Sintering Thermodynamics of Fields Activated Microforming and Sintering Technology for Fabricated MnZn Ferrite Microparts

Abstract

MnZn ferrites are widely used as core materials in electronic applications. However, few studies on fabricated MnZn ferrites microcomponents are available in this paper. To address this issue, a novel fields-activated microforming and sintering technology (micro-FAST) was introduced for the fabrication of MnZn ferrites microparts. The experimental results show that micro-FAST is an efficient process, which has lower energy consumption and little impact on the environment as a result of directly forming the component from loose powders.
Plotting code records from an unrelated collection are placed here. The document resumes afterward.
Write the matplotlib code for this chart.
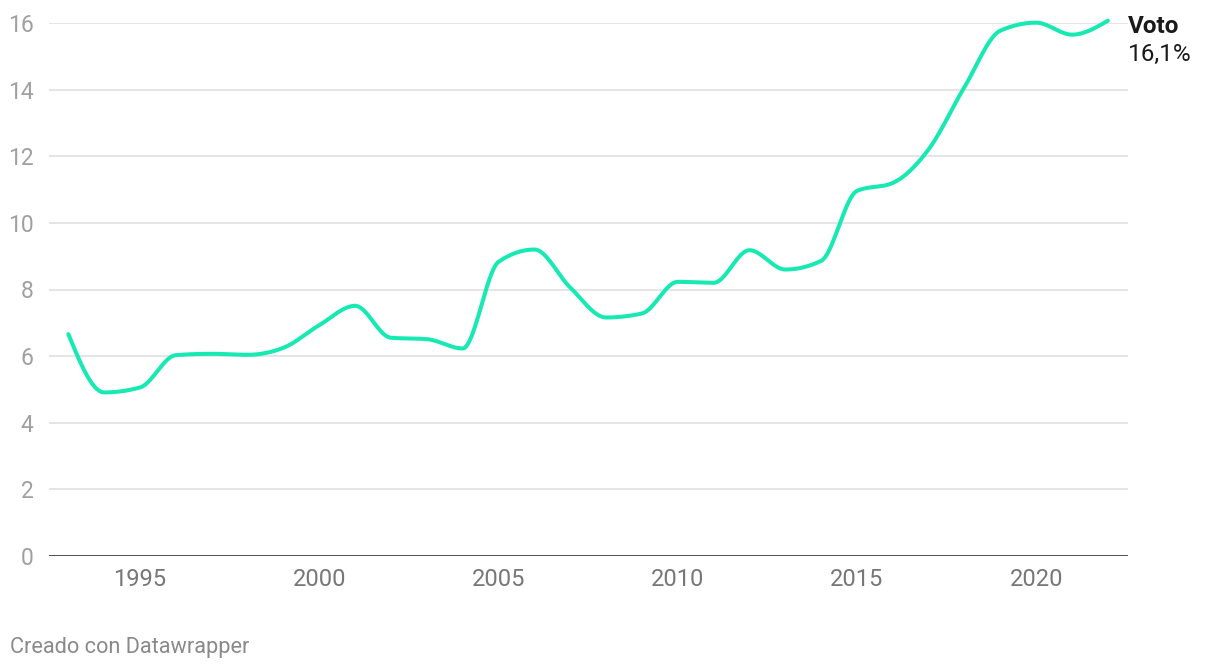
import numpy as np
import matplotlib
matplotlib.use("Agg")
import matplotlib.pyplot as plt

plt.rcParams['font.family'] = ['Roboto', 'DejaVu Sans']

years = list(range(1993, 2023))
voto = [6.66, 4.91, 5.06, 6.03, 6.07, 6.04, 6.25, 6.93, 7.51, 6.55,
        6.51, 6.23, 8.83, 9.20, 8.06, 7.16, 7.28, 8.23, 8.20, 9.18,
        8.60, 8.86, 10.96, 11.20, 12.21, 14.08, 15.77, 16.01, 15.65, 16.07]
series_name = "Voto"
last_label = "16,1%"
y_ticks = [0, 2, 4, 6, 8, 10, 12, 14, 16]
x_ticks = [1995, 2000, 2005, 2010, 2015, 2020]
footer = "Creado con Datawrapper"

LINE = '#17e9b3'


def monotone_curve(x, y, n=40):
    # d3 curveMonotoneX style rendering of the yearly values
    x = np.asarray(x, float); y = np.asarray(y, float)
    h = np.diff(x); s = np.diff(y) / h
    m = np.zeros_like(y)
    for i in range(1, len(y) - 1):
        h0, h1, s0, s1 = h[i-1], h[i], s[i-1], s[i]
        p = (s0 * h1 + s1 * h0) / (h0 + h1)
        m[i] = (np.sign(s0) + np.sign(s1)) * min(abs(s0), abs(s1), 0.5 * abs(p))
    m[0] = (3 * s[0] - m[1]) / 2
    m[-1] = (3 * s[-1] - m[-2]) / 2
    xs, ys = [], []
    for i in range(len(h)):
        t = np.linspace(0, 1, n, endpoint=(i == len(h) - 1))
        h00 = 2*t**3 - 3*t**2 + 1
        h10 = t**3 - 2*t**2 + t
        h01 = -2*t**3 + 3*t**2
        h11 = t**3 - t**2
        xs.append(x[i] + t * h[i])
        ys.append(h00*y[i] + h10*h[i]*m[i] + h01*y[i+1] + h11*h[i]*m[i+1])
    return np.concatenate(xs), np.concatenate(ys)


fig = plt.figure(figsize=(12.2, 6.72), dpi=100)
ax = fig.add_axes([49/1220, 1 - 556/672, (1128 - 49)/1220, (556 - 23)/672])

ax.set_xlim(1992.46, 2022.56)
ax.set_ylim(0, 16)

for v in y_ticks[1:]:
    ax.axhline(v, color='#e3e3e3', lw=1.3, zorder=1)
ax.axhline(0, color='#1a1a1a', lw=1.8, zorder=3)

cx, cy = monotone_curve(years, voto)
ax.plot(cx, cy, color=LINE, lw=2.9, solid_capstyle='round', zorder=4, clip_on=False)

for sp in ax.spines.values():
    sp.set_visible(False)
ax.set_yticks(y_ticks)
ax.set_yticklabels([str(v) for v in y_ticks])
ax.set_xticks(x_ticks)
ax.set_xticklabels([str(v) for v in x_ticks])
ax.tick_params(axis='y', length=0, pad=11, labelsize=16.5, labelcolor='#a0a0a0')
ax.tick_params(axis='x', length=0, pad=9, labelsize=17, labelcolor='#777777')

ax.annotate(series_name, xy=(years[-1], voto[-1]), xytext=(14.4, -4.3), textcoords='offset points',
            ha='left', va='center', fontsize=17.5, fontweight='bold', color='#1a1a1a',
            annotation_clip=False)
ax.annotate(last_label, xy=(years[-1], voto[-1]), xytext=(14.4, -24.5), textcoords='offset points',
            ha='left', va='center', fontsize=17.5, color='#1a1a1a', annotation_clip=False)

fig.text(10/1220, 1 - 648/672, footer, ha='left', va='center', fontsize=15.7, color='#8a8a8a')

fig.savefig('out.png', dpi=100, facecolor='white')
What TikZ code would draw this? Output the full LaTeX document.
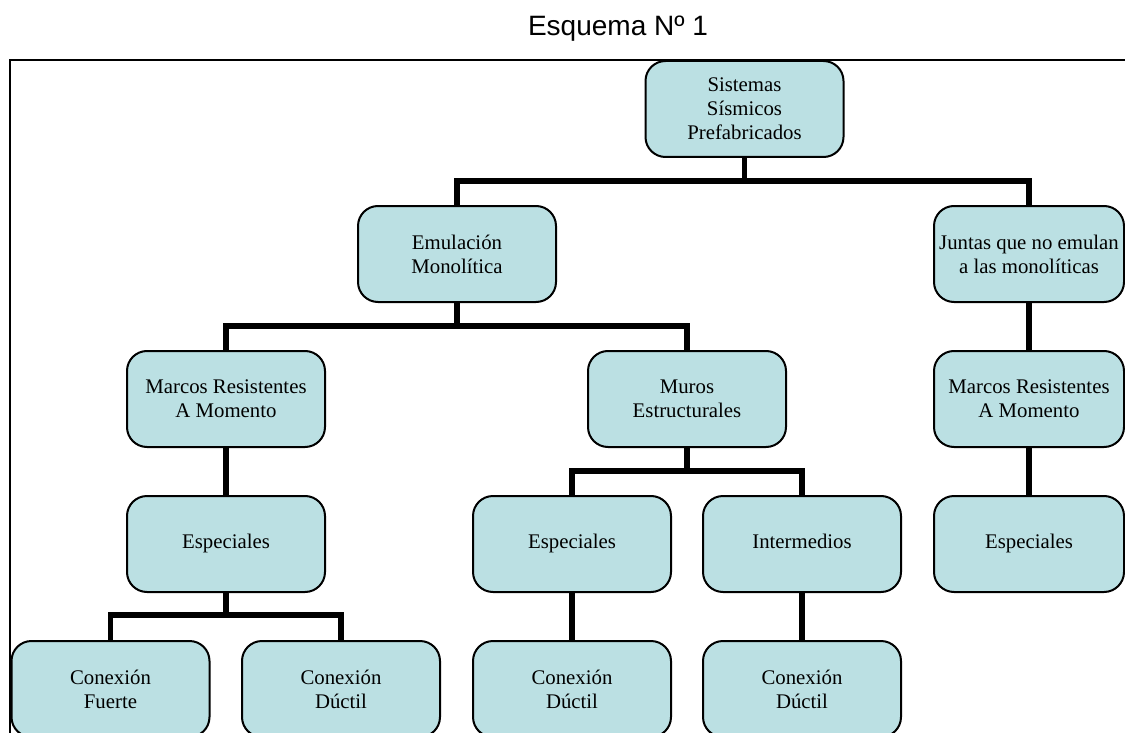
\documentclass[tikz,border=0pt]{standalone}
\usepackage{fontspec}
\setmainfont{Liberation Serif}
\newfontfamily\titlefont{Liberation Sans}
\usepackage{tikz}
\usetikzlibrary{positioning,calc}
\usepackage{xcolor}
\definecolor{boxfill}{RGB}{187,224,227}

\tikzset{
  box/.style={rectangle,draw,line width=1pt,rounded corners=10pt,fill=boxfill,
    minimum width=99pt,minimum height=48pt,inner sep=0pt,align=center,
    font=\fontsize{10.4}{12}\selectfont},
  narrowbox/.style={box,minimum width=95pt},
  link/.style={line width=2.8pt}
}

\begin{document}
\begin{tikzpicture}[x=0.5pt,y=-0.5pt]
\clip (0,0) rectangle (1125,733);
\node (title) at (618,36) [anchor=base,font=\titlefont\fontsize{14}{16}\selectfont] {Esquema Nº 1};
\draw[line width=1pt] (10,60) rectangle (1145,760);
% levels
\node (sis) at (744.5,109) [box] {Sistemas\\Sísmicos\\Prefabricados};
\node (emu) at (457,254) [box] {Emulación\\Monolítica};
\node (jun) at (1029,254) [narrowbox] {Juntas que no emulan\\a las monolíticas};
\node (mar1) at (226,399) [box] {Marcos Resistentes\\A Momento};
\node (mur) at (687,399) [box] {Muros\\Estructurales};
\node (mar2) at (1029,399) [narrowbox] {Marcos Resistentes\\A Momento};
\node (esp1) at (226,544) [box] {\strut Especiales};
\node (esp2) at (572,544) [box] {\strut Especiales};
\node (int) at (802,544) [box] {\strut Intermedios};
\node (esp3) at (1029,544) [narrowbox] {\strut Especiales};
\node (con1) at (110.5,689) [box] {Conexión\\Fuerte};
\node (con2) at (341,689) [box] {Conexión\\Dúctil};
\node (con3) at (572,689) [box] {Conexión\\Dúctil};
\node (con4) at (802,689) [box] {Conexión\\Dúctil};
% branches
\draw[link] (sis.south) -- ++(0,25);
\draw[link] (emu.north) -- ++(0,-24) -| (jun.north);
\draw[link] (emu.south) -- ++(0,24);
\draw[link] (mar1.north) -- ++(0,-24) -| (mur.north);
\draw[link] (mur.south) -- ++(0,25);
\draw[link] (esp2.north) -- ++(0,-24) -| (int.north);
\draw[link] (esp1.south) -- ++(0,24);
\draw[link] (con1.north) -- ++(0,-25) -| (con2.north);
% straight links
\foreach \a/\b in {jun/mar2,mar2/esp3,mar1/esp1,esp2/con3,int/con4}
  \draw[link] (\a.south) -- (\b.north);
\end{tikzpicture}
\end{document}
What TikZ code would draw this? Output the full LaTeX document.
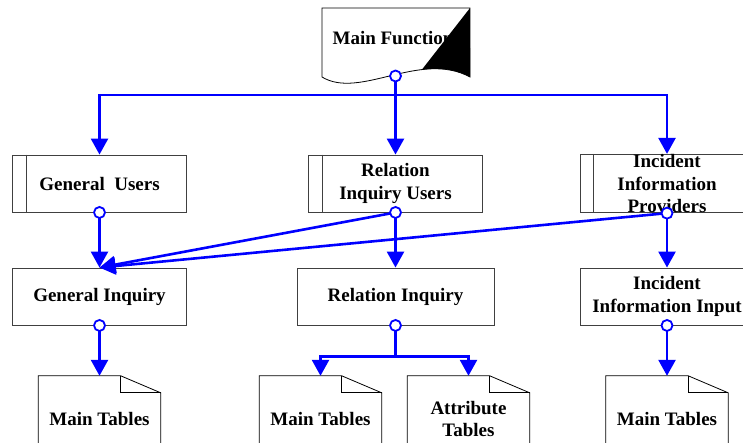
\documentclass[tikz,border=0pt]{standalone}
\usepackage{fontspec}
\setmainfont{Liberation Serif}
\usetikzlibrary{arrows.meta, positioning}
\newcommand{\lblfont}{\bfseries\fontsize{19}{22.5}\selectfont}

\begin{document}
\begin{tikzpicture}
	[   x=1pt, y=-1pt,
		box/.style={draw=black!75, line width=0.9pt, minimum width=174pt, minimum height=57pt, inner sep=0pt, align=center, font=\lblfont},
		doc/.style={minimum width=122pt, minimum height=86pt, inner sep=0pt, align=center, font=\lblfont},
		page/.style={draw=black, line width=0.8pt},
		port/.style={circle, draw=blue, line width=1.8pt, fill=white, minimum size=11pt, inner sep=0pt},
	]
	\tikzset{bus/.style={draw=blue, line width=2.6pt}}
	\tikzset{link/.style={bus, -{Triangle[length=16pt,width=17pt]}}}
	\path[use as bounding box] (0,0) rectangle (743,442);
	\clip (0,0) rectangle (743,442);
	
	% main function
	\draw[page] (322,8) -- (470,8) -- (470,77) .. controls (420,50) and (360,100) .. (322,77) -- cycle;
	\node[font=\lblfont] (mf) at (393,38.5) {Main Function};
	\begin{scope}
		\clip (322,8) -- (470,8) -- (470,77) .. controls (420,50) and (360,100) .. (322,77) -- cycle;
		\fill (470,8) -- (406,90) -- (472,90) -- cycle;
	\end{scope}
	\coordinate (mf-b) at (395.5,76);
	
	% users
	\node[box] (gu) at (99.5,183.5) {General\ \ Users};
	\node[box] (riu) at (395.5,183.5) {Relation\\Inquiry Users};
	\node[box] (iip) at (667,183.5) {Incident\\Information\\Providers};
	\foreach \n in {gu,riu,iip}
	{
		\draw[draw=black!75, line width=0.9pt] ([xshift=14pt]\n.north west) -- ([xshift=14pt]\n.south west);
	}
	
	% functions
	\node[box] (gi) at (99.5,296.5) {General Inquiry};
	\node[box, minimum width=197pt] (ri) at (395.5,296.5) {Relation Inquiry};
	\node[box] (iii) at (667,296.5) {Incident\\Information Input};
	
	% tables
	\node[doc] (mt1) at (99.5,419) {Main Tables};
	\node[doc] (mt2) at (320.5,419) {Main Tables};
	\node[doc] (at) at (468.5,419) {Attribute\\Tables};
	\node[doc] (mt3) at (667,419) {Main Tables};
	\foreach \d in {mt1,mt2,at,mt3}
	{
		\draw[page] (\d.north west) -- ([xshift=-40pt]\d.north east) -- ([yshift=-17pt]\d.north east) -- (\d.south east) -- (\d.south west) -- cycle;
		\draw[page] ([xshift=-40pt]\d.north east) |- ([yshift=-17pt]\d.north east);
	}
	
	% connectors
	\draw[bus] (mf-b) -- (395.5,95) coordinate (hub);
	\draw[link] (hub) -| (gu.north);
	\draw[link] (hub) -- (riu.north);
	\draw[link] (hub) -| (iip.north);
	\path[link] (gu.south) -- (gi.north);
	\path[link] (riu.south) -- (gi.north);
	\path[link] (iip.south) -- (gi.north);
	\path[link] (riu.south) -- (ri.north);
	\path[link] (iip.south) -- (iii.north);
	\path[link] (gi.south) -- (mt1.north);
	\path[link] (iii.south) -- (mt3.north);
	\draw[bus] (ri.south) -- ++(0,31) coordinate (ri-hub);
	\draw[link] (ri-hub) -| (mt2.north);
	\draw[link] (ri-hub) -| (at.north);
	
	\node[port] at (mf-b) {};
	\foreach \p in {gu,riu,iip,gi,ri,iii}
	{
		\node[port] (\p-o) at (\p.south) {};
	}
\end{tikzpicture}
\end{document}
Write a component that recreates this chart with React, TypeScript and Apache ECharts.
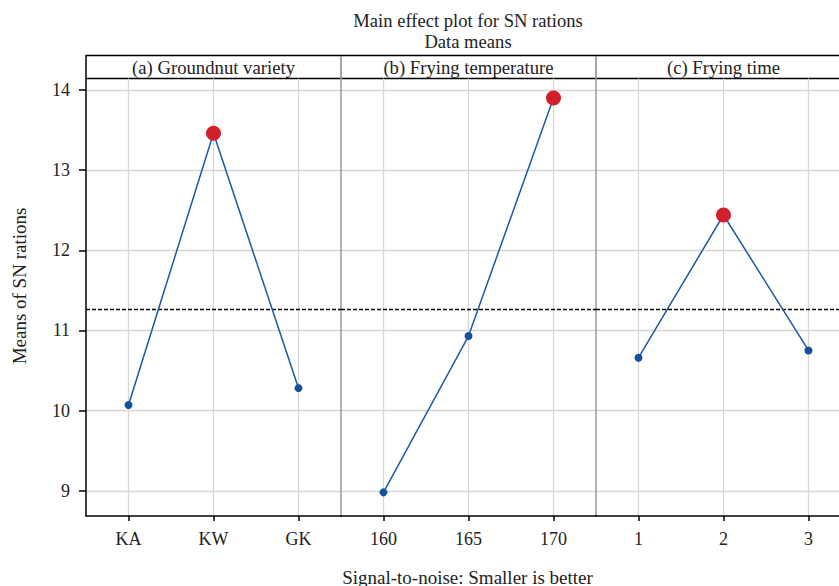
import React, { useEffect, useRef } from "react";
import * as echarts from "echarts";

const panelTitles = ["(a) Groundnut variety", "(b) Frying temperature", "(c) Frying time"];
const varietyCats = ["KA", "KW", "GK"];
const temperatureCats = ["160", "165", "170"];
const timeCats = ["1", "2", "3"];
const varietyMeans = [10.07, 13.46, 10.28];
const temperatureMeans = [8.98, 10.93, 13.9];
const timeMeans = [10.66, 12.44, 10.75];
const grandMean = 11.27;
const yTicks = [9, 10, 11, 12, 13, 14];
const xPositions = [1, 2, 3];

const FONT = "'Liberation Serif', 'Times New Roman', serif";
const FS = 18;
const TXT = "#222";
const LINE_BLUE = "#1c58a6";
const DOT_BLUE = "#15509e";
const RED = "#d11f2b";

const PLOT_TOP = 78.5;
const PLOT_BOTTOM = 516;
const PANEL_LEFT = [86, 341, 596];
const PANEL_W = 255;
const Y_MIN = 8.685;
const Y_MAX = 14.143;

export default function App() {
  const ref = useRef<HTMLDivElement>(null);
  useEffect(() => {
    if (!ref.current) return;
    const chart = echarts.init(ref.current, null, { renderer: "svg" });
    const groups = [
      { cats: varietyCats, vals: varietyMeans },
      { cats: temperatureCats, vals: temperatureMeans },
      { cats: timeCats, vals: timeMeans },
    ];
    const grids = PANEL_LEFT.map((l) => ({
      left: l,
      top: PLOT_TOP,
      width: PANEL_W,
      height: PLOT_BOTTOM - PLOT_TOP,
      containLabel: false,
    }));
    const xAxes = groups.map((g, i) => ({
      type: "value",
      gridIndex: i,
      min: 0.5,
      max: 3.5,
      axisLine: { show: true, onZero: false, lineStyle: { color: "#000", width: 1.5 } },
      axisTick: { show: true, length: 5, customValues: xPositions, lineStyle: { color: "#000", width: 1.5 } },
      axisLabel: {
        customValues: xPositions,
        margin: 14,
        color: TXT,
        fontFamily: FONT,
        fontSize: FS,
        formatter: (v: number) => g.cats[Math.round(v) - 1] ?? "",
      },
      splitLine: { show: true, lineStyle: { color: "#d6d6d6", width: 1.3 } },
    }));
    const yAxes = groups.map((_g, i) => ({
      type: "value",
      gridIndex: i,
      min: Y_MIN,
      max: Y_MAX,
      axisLine: {
        show: true,
        onZero: false,
        lineStyle: { color: i === 0 ? "#000" : "#9a9a9a", width: 1.5 },
      },
      axisTick: {
        show: i === 0,
        length: 7,
        customValues: yTicks,
        lineStyle: { color: "#000", width: 1.5 },
      },
      axisLabel: {
        show: i === 0,
        customValues: yTicks,
        margin: 16,
        color: TXT,
        fontFamily: FONT,
        fontSize: FS,
      },
      splitLine: { show: true, lineStyle: { color: "#d6d6d6", width: 1.3 } },
    }));
    const series = groups.map((g, i) => {
      let maxIdx = 0;
      g.vals.forEach((v, k) => {
        if (v > g.vals[maxIdx]) maxIdx = k;
      });
      return {
        type: "line",
        xAxisIndex: i,
        yAxisIndex: i,
        data: g.vals.map((v, k) =>
          k === maxIdx
            ? { value: [xPositions[k], v], symbolSize: 15, itemStyle: { color: RED } }
            : { value: [xPositions[k], v] }
        ),
        symbol: "circle",
        symbolSize: 8,
        showSymbol: true,
        itemStyle: { color: DOT_BLUE },
        lineStyle: { color: LINE_BLUE, width: 1.5 },
        z: 3,
        markLine: {
          silent: true,
          symbol: "none",
          label: { show: false },
          lineStyle: { color: "#000", type: [4, 2], width: 1.3 },
          data: [{ yAxis: grandMean }],
          z: 2,
        },
      };
    });
    const textStyle = (text: string, size: number) => ({
      text,
      fill: TXT,
      fontFamily: FONT,
      fontSize: size,
      align: "center",
      verticalAlign: "middle",
    });
    const graphic: any[] = [
      { type: "text", x: 468, y: 20, style: textStyle("Main effect plot for SN rations", 18.6) },
      { type: "text", x: 468, y: 41, style: textStyle("Data means", 18.6) },
      { type: "text", x: 467.5, y: 577, style: textStyle("Signal-to-noise: Smaller is better", 19) },
      { type: "text", x: 19, y: 286, rotation: Math.PI / 2, style: textStyle("Means of SN rations", 19) },
      { type: "line", shape: { x1: 86, y1: 55.5, x2: 870, y2: 55.5 }, style: { stroke: "#000", lineWidth: 1.5 } },
      { type: "line", shape: { x1: 86, y1: 78.5, x2: 870, y2: 78.5 }, style: { stroke: "#000", lineWidth: 1.5 } },
      { type: "line", shape: { x1: 86, y1: 55, x2: 86, y2: 79 }, style: { stroke: "#000", lineWidth: 1.5 } },
    ];
    PANEL_LEFT.forEach((l, i) => {
      graphic.push({ type: "text", x: l + PANEL_W / 2, y: 67, style: textStyle(panelTitles[i], 18.7) });
      if (i > 0) {
        graphic.push({ type: "line", shape: { x1: l, y1: 56, x2: l, y2: 78 }, style: { stroke: "#8a8a8a", lineWidth: 1.5 } });
      }
    });
    chart.setOption({
      animation: false,
      backgroundColor: "#fff",
      textStyle: { fontFamily: FONT },
      grid: grids,
      xAxis: xAxes,
      yAxis: yAxes,
      series,
      graphic,
    });
    return () => chart.dispose();
  }, []);
  return (
    <div style={{ position: "fixed", left: 0, top: 0, width: 839, height: 586, overflow: "hidden", background: "#fff" }}>
      <div ref={ref} style={{ position: "absolute", left: 0, top: 0, width: 870, height: 586 }} />
    </div>
  );
}
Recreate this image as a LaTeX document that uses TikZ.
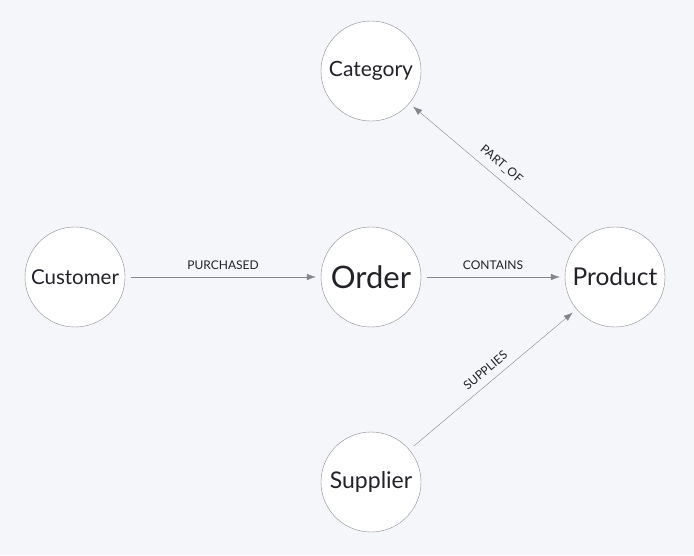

More interestingly, MnZn ferrite powders with a composition of Zn0.8Mn0.2Fe2O4(wt.%) can be sintered at low temperature without much compromise of the final quality of microparts formed by micro-FAST. To analyze the sintering mechanism, in this paper, the sintering thermodynamics of micro-FAST for the fabrication of Φ 1.0 mm × 1.0 mm sized cylindrical bulk ferrite has been studied. The results show that the sintering energy of micro-FAST for MnZn ferrite powder comes from three sources: 1) heat exchange with die and punches; 2) alternating electric field; and 3) alternating magnetic field. These results being in correspondence with the analytical results of computer simulation.